◆ Data excerpt:
· · · ·

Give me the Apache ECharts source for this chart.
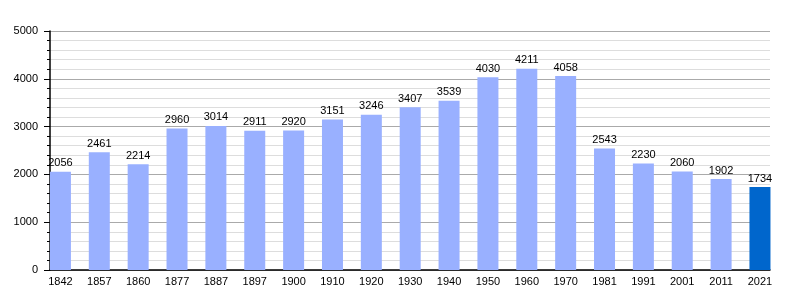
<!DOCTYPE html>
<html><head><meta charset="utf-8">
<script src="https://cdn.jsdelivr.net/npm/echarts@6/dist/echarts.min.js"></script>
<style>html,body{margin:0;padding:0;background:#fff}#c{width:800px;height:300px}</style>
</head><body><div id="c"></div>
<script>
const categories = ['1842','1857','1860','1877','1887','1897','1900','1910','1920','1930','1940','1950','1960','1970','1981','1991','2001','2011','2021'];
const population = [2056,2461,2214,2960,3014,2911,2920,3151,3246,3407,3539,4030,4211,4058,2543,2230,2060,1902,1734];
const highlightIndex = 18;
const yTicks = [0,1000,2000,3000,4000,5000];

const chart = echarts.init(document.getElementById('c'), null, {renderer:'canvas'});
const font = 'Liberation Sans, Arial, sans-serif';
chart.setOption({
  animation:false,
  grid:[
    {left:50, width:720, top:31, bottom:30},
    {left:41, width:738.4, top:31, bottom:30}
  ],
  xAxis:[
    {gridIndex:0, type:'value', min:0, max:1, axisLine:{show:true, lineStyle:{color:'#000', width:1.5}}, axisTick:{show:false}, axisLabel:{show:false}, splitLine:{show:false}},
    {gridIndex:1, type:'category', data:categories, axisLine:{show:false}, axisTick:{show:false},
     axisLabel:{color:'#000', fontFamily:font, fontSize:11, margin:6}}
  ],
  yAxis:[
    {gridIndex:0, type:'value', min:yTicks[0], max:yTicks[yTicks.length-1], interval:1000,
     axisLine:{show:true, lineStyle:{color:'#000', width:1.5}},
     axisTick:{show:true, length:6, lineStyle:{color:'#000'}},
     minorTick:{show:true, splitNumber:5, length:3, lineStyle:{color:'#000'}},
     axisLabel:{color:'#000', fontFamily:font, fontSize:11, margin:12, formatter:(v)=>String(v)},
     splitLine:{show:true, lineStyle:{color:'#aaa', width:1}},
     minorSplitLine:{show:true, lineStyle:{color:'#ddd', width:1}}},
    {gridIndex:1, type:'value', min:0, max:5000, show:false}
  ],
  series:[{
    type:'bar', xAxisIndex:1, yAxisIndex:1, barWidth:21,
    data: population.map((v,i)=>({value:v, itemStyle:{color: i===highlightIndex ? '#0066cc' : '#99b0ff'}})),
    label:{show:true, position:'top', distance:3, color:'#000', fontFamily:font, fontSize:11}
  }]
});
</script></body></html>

· · · ·

◆ Task description:
Please set down each line of the data above exactly as written, without the pictures.

◆ Solution to the problem:
Give me the Apache ECharts source for this chart.
<!DOCTYPE html>
<html><head><meta charset="utf-8">
<script src="https://cdn.jsdelivr.net/npm/echarts@6/dist/echarts.min.js"></script>
<style>html,body{margin:0;padding:0;background:#fff}#c{width:800px;height:300px}</style>
</head><body><div id="c"></div>
<script>
const categories = ['1842','1857','1860','1877','1887','1897','1900','1910','1920','1930','1940','1950','1960','1970','1981','1991','2001','2011','2021'];
const population = [2056,2461,2214,2960,3014,2911,2920,3151,3246,3407,3539,4030,4211,4058,2543,2230,2060,1902,1734];
const highlightIndex = 18;
const yTicks = [0,1000,2000,3000,4000,5000];

const chart = echarts.init(document.getElementById('c'), null, {renderer:'canvas'});
const font = 'Liberation Sans, Arial, sans-serif';
chart.setOption({
  animation:false,
  grid:[
    {left:50, width:720, top:31, bottom:30},
    {left:41, width:738.4, top:31, bottom:30}
  ],
  xAxis:[
    {gridIndex:0, type:'value', min:0, max:1, axisLine:{show:true, lineStyle:{color:'#000', width:1.5}}, axisTick:{show:false}, axisLabel:{show:false}, splitLine:{show:false}},
    {gridIndex:1, type:'category', data:categories, axisLine:{show:false}, axisTick:{show:false},
     axisLabel:{color:'#000', fontFamily:font, fontSize:11, margin:6}}
  ],
  yAxis:[
    {gridIndex:0, type:'value', min:yTicks[0], max:yTicks[yTicks.length-1], interval:1000,
     axisLine:{show:true, lineStyle:{color:'#000', width:1.5}},
     axisTick:{show:true, length:6, lineStyle:{color:'#000'}},
     minorTick:{show:true, splitNumber:5, length:3, lineStyle:{color:'#000'}},
     axisLabel:{color:'#000', fontFamily:font, fontSize:11, margin:12, formatter:(v)=>String(v)},
     splitLine:{show:true, lineStyle:{color:'#aaa', width:1}},
     minorSplitLine:{show:true, lineStyle:{color:'#ddd', width:1}}},
    {gridIndex:1, type:'value', min:0, max:5000, show:false}
  ],
  series:[{
    type:'bar', xAxisIndex:1, yAxisIndex:1, barWidth:21,
    data: population.map((v,i)=>({value:v, itemStyle:{color: i===highlightIndex ? '#0066cc' : '#99b0ff'}})),
    label:{show:true, position:'top', distance:3, color:'#000', fontFamily:font, fontSize:11}
  }]
});
</script></body></html>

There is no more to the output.